» **Request**
Transcribe all of the material below word for word and leave out its pictures.

» **Recorded information**
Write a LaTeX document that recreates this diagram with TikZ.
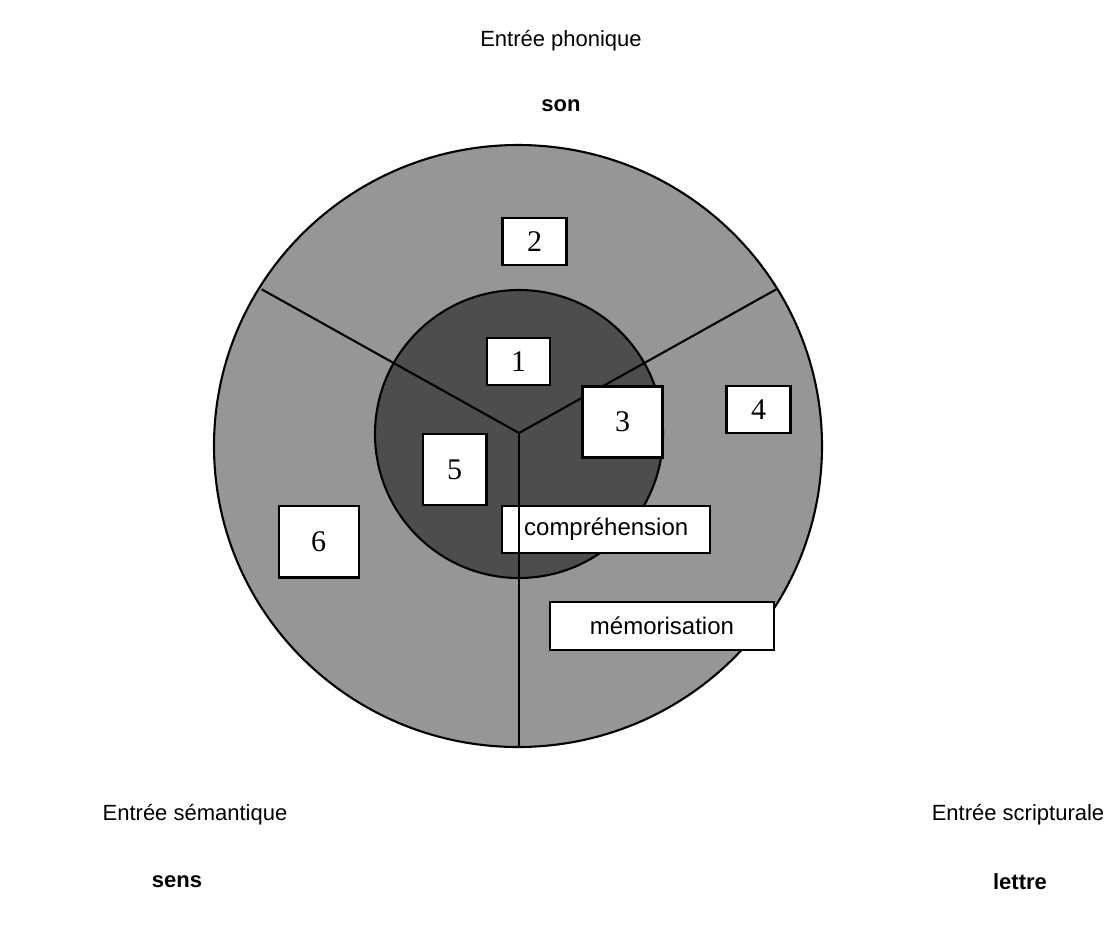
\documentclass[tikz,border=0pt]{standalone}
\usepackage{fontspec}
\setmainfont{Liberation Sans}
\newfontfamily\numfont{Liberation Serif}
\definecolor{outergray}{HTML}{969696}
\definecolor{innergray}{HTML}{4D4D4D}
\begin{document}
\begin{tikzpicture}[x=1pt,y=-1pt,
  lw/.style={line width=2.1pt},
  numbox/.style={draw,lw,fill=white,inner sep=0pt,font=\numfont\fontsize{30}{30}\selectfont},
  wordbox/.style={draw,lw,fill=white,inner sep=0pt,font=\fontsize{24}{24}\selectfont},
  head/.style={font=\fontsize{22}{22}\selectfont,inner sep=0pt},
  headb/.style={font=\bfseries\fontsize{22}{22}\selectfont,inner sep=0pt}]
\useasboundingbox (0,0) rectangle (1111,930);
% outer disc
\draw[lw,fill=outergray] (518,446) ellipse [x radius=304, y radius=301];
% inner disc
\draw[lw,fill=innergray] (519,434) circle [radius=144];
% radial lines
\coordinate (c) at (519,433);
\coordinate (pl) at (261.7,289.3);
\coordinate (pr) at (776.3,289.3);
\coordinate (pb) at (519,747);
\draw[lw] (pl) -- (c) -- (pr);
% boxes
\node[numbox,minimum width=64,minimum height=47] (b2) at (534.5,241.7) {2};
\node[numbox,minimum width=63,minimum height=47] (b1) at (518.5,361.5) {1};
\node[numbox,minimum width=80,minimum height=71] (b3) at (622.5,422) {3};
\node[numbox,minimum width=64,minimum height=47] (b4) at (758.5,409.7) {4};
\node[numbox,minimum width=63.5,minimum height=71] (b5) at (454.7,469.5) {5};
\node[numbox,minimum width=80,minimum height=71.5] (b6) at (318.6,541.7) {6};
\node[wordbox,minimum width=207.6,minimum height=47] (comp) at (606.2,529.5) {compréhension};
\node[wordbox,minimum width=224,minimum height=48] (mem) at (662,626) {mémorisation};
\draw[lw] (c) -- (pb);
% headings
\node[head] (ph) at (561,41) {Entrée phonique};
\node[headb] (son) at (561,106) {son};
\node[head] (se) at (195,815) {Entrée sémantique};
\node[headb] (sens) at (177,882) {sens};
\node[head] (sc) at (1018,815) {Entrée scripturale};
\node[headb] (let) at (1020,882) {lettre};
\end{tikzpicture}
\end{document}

» **Expected answer**
Write a LaTeX document that recreates this diagram with TikZ.
\documentclass[tikz,border=0pt]{standalone}
\usepackage{fontspec}
\setmainfont{Liberation Sans}
\newfontfamily\numfont{Liberation Serif}
\definecolor{outergray}{HTML}{969696}
\definecolor{innergray}{HTML}{4D4D4D}
\begin{document}
\begin{tikzpicture}[x=1pt,y=-1pt,
  lw/.style={line width=2.1pt},
  numbox/.style={draw,lw,fill=white,inner sep=0pt,font=\numfont\fontsize{30}{30}\selectfont},
  wordbox/.style={draw,lw,fill=white,inner sep=0pt,font=\fontsize{24}{24}\selectfont},
  head/.style={font=\fontsize{22}{22}\selectfont,inner sep=0pt},
  headb/.style={font=\bfseries\fontsize{22}{22}\selectfont,inner sep=0pt}]
\useasboundingbox (0,0) rectangle (1111,930);
% outer disc
\draw[lw,fill=outergray] (518,446) ellipse [x radius=304, y radius=301];
% inner disc
\draw[lw,fill=innergray] (519,434) circle [radius=144];
% radial lines
\coordinate (c) at (519,433);
\coordinate (pl) at (261.7,289.3);
\coordinate (pr) at (776.3,289.3);
\coordinate (pb) at (519,747);
\draw[lw] (pl) -- (c) -- (pr);
% boxes
\node[numbox,minimum width=64,minimum height=47] (b2) at (534.5,241.7) {2};
\node[numbox,minimum width=63,minimum height=47] (b1) at (518.5,361.5) {1};
\node[numbox,minimum width=80,minimum height=71] (b3) at (622.5,422) {3};
\node[numbox,minimum width=64,minimum height=47] (b4) at (758.5,409.7) {4};
\node[numbox,minimum width=63.5,minimum height=71] (b5) at (454.7,469.5) {5};
\node[numbox,minimum width=80,minimum height=71.5] (b6) at (318.6,541.7) {6};
\node[wordbox,minimum width=207.6,minimum height=47] (comp) at (606.2,529.5) {compréhension};
\node[wordbox,minimum width=224,minimum height=48] (mem) at (662,626) {mémorisation};
\draw[lw] (c) -- (pb);
% headings
\node[head] (ph) at (561,41) {Entrée phonique};
\node[headb] (son) at (561,106) {son};
\node[head] (se) at (195,815) {Entrée sémantique};
\node[headb] (sens) at (177,882) {sens};
\node[head] (sc) at (1018,815) {Entrée scripturale};
\node[headb] (let) at (1020,882) {lettre};
\end{tikzpicture}
\end{document}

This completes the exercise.